Consider the Carnot cycle, consisting of two reversible, isothermal processes and two isentropic processes. It is reversible, pretty much by definition.
Now consider the Lenoir cycle, consisting of an isochoric compression (heat addition), followed by an isentropic expansion, followed by an isobaric compression (heat loss). I calculated the entropy created by this cycle and found it to be strictly positive.
However it's not clear intuitively why this cycle should be irreversible. Is heat change at constant volume or at constant pressure necessarily irreversible?
Best Answer
If the isochoric and isobaric transformation are performed reversibly, i.e. quasistatically and without heat dissipation caused by friction or other effects, then your cycle will be reversible.
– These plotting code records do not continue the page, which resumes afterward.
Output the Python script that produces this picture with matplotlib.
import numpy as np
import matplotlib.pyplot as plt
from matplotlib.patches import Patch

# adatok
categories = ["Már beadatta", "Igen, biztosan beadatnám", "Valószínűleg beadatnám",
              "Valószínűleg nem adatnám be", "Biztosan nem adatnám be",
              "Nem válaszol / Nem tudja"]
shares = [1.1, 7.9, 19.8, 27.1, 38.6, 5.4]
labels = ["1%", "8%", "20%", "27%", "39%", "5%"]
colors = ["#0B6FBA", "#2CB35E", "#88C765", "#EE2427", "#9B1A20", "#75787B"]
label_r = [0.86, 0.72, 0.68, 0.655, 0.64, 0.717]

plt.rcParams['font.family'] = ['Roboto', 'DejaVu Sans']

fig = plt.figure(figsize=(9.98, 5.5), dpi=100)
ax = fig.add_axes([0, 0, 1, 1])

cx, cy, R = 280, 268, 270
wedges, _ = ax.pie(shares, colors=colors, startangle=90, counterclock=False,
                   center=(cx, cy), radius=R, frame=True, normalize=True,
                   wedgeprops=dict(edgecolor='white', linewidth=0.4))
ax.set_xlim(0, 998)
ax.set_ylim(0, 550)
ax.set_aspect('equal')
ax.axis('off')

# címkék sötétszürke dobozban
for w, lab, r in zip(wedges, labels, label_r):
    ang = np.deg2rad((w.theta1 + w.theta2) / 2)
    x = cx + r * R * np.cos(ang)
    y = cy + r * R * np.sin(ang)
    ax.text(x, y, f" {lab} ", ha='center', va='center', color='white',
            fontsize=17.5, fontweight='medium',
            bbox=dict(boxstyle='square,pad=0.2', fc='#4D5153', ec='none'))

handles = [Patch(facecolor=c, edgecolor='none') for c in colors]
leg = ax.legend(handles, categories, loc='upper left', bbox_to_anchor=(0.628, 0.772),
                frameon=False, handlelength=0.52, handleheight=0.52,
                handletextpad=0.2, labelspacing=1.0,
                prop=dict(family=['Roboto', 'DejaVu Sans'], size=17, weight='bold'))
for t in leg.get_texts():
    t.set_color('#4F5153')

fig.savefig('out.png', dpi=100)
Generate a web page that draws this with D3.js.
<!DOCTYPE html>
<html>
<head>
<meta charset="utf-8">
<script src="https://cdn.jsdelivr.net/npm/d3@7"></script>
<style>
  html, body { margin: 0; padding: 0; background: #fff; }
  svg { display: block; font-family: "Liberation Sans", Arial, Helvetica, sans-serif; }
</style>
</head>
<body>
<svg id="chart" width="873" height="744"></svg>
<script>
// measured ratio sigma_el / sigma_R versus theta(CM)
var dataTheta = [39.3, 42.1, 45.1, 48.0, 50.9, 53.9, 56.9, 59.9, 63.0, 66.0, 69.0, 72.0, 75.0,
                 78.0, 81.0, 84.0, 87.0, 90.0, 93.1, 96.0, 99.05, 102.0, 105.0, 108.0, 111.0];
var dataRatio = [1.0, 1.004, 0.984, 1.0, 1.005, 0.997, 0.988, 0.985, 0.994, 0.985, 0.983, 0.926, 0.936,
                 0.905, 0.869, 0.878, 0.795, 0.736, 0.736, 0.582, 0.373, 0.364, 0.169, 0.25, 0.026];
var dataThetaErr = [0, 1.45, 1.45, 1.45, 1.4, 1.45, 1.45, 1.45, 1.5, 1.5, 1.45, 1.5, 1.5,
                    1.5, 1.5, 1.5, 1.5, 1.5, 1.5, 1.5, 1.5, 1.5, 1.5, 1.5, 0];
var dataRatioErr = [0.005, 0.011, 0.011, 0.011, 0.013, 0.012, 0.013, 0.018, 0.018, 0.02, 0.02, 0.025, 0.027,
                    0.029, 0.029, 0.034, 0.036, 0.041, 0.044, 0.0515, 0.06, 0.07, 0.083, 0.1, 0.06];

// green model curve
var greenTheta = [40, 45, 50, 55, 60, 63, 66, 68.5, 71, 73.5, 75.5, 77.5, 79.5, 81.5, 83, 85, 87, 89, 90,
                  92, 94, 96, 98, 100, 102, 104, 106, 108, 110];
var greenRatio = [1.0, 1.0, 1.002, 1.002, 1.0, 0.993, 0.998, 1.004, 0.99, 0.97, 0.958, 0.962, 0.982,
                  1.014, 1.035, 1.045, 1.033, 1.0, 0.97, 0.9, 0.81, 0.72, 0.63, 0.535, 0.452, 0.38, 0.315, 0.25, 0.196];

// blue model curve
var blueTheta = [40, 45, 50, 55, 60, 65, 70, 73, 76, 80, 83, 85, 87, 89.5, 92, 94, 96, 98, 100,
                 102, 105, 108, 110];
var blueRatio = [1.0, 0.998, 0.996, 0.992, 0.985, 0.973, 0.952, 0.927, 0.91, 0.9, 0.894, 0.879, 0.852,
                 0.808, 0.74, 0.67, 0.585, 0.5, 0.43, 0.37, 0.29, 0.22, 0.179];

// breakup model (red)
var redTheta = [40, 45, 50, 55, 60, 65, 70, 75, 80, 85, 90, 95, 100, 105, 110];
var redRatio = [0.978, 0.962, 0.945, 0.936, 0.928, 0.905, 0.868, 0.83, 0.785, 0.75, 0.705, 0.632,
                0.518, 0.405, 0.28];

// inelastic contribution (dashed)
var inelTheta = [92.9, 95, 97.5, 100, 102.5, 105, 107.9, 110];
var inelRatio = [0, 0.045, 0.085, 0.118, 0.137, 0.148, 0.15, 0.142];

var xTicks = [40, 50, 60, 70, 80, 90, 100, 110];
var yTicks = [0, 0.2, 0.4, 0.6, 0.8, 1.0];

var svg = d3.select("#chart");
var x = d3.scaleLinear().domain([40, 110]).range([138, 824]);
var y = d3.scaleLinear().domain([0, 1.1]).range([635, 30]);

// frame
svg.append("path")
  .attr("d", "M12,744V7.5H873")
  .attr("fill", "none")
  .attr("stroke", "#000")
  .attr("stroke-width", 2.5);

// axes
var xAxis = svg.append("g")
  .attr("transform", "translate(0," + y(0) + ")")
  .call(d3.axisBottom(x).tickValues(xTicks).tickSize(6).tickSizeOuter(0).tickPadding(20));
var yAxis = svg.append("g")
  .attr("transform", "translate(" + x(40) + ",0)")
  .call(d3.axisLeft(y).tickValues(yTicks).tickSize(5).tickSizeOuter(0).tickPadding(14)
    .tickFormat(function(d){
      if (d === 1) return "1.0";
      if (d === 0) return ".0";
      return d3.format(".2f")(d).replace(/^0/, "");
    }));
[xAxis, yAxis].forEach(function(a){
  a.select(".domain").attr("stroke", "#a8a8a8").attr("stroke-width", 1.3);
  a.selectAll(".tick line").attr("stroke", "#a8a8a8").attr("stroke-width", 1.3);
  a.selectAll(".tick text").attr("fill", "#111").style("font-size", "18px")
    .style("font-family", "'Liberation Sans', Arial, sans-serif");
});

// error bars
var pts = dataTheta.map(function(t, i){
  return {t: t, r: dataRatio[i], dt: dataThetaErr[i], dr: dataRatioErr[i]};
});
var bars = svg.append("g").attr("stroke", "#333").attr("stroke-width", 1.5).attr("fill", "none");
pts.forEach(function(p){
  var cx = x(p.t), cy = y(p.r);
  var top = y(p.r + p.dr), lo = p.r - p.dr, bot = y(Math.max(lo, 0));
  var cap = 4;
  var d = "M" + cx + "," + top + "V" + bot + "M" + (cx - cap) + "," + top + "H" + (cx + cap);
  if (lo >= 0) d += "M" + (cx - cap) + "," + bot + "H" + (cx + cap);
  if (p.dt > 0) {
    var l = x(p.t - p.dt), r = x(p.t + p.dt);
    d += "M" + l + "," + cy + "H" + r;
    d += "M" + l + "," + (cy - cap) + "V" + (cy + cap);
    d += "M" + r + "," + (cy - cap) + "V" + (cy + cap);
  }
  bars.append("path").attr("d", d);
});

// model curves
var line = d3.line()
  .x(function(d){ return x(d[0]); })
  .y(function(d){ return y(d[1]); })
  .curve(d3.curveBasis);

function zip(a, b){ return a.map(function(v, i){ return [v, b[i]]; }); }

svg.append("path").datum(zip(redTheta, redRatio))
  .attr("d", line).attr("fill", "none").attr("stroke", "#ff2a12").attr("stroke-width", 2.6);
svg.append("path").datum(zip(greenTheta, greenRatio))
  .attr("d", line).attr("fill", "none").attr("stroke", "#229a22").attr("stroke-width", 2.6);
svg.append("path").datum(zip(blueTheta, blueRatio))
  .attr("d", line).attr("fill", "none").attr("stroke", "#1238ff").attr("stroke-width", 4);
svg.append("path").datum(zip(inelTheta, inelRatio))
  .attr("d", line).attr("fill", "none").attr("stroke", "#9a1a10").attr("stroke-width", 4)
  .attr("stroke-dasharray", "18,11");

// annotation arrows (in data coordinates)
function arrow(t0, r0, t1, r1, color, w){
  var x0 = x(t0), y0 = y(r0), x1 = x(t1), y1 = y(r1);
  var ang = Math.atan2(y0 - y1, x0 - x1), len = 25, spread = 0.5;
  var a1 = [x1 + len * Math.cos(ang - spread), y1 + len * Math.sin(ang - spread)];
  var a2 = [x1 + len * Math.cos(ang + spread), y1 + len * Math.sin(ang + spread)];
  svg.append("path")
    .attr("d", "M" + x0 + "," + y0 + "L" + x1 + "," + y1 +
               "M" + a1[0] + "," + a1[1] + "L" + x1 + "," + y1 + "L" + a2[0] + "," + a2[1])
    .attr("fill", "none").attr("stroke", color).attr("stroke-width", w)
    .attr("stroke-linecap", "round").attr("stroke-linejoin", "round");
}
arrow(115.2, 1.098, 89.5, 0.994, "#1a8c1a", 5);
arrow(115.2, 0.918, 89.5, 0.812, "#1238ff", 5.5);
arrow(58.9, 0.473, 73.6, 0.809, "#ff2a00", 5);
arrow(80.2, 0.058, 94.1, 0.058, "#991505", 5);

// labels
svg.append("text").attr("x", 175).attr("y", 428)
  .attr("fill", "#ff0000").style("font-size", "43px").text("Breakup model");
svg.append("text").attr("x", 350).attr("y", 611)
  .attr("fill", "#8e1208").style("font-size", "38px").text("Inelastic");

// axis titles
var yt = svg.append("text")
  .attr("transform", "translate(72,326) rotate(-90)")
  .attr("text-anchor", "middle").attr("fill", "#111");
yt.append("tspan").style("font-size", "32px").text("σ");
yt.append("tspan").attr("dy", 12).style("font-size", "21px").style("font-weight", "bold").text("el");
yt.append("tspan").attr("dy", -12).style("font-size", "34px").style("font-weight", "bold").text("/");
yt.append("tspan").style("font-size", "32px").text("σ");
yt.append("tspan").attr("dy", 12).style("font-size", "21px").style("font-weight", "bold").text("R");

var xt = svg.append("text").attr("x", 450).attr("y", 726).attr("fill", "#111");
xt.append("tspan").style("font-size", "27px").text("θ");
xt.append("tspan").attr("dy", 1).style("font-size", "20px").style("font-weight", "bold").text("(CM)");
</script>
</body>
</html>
This is true for every thermodynamic cycle you can draw in the $PV$ plane: if every step is performed reversibly, then the cycle is reversible.
The peculiarity of the Carnot cycle is that it is the only reversible engine that operates between two heat sources only. You can easily see how many different heat sources you are using if you draw the cycle into the $TS$ diagram (picture from Wikipedia):
In this case, it is easy to verify that the change in entropy of the surroundings is
$$\Delta S_{surr} = -\frac{Q_H}{T_H}+\frac{Q_C}{T_C} =0$$
So that the engine is indeed reversible. But now let's take your Lenoir cycle in the $TS$ diagram (picture from Wikipedia):
As you can see, during $1 \rightarrow 2 $ and $3 \rightarrow 1$ you are cutting infinitely many isotherms. The formula you have to use is in this case
$$\Delta S_{surr} = -\int_1^2 \frac{\delta Q}{T} + \int_3^1 \frac{\delta Q}{T}$$
But this time you cannot take out $T$ from the integral like you would do with a Carnot cycle, because it is not a constant.
What you can do is to assume that step $1 \rightarrow 2 $ and $3 \rightarrow 1$ are performed reversibly: in this case, $\Delta S_{surr}=0$ by definition.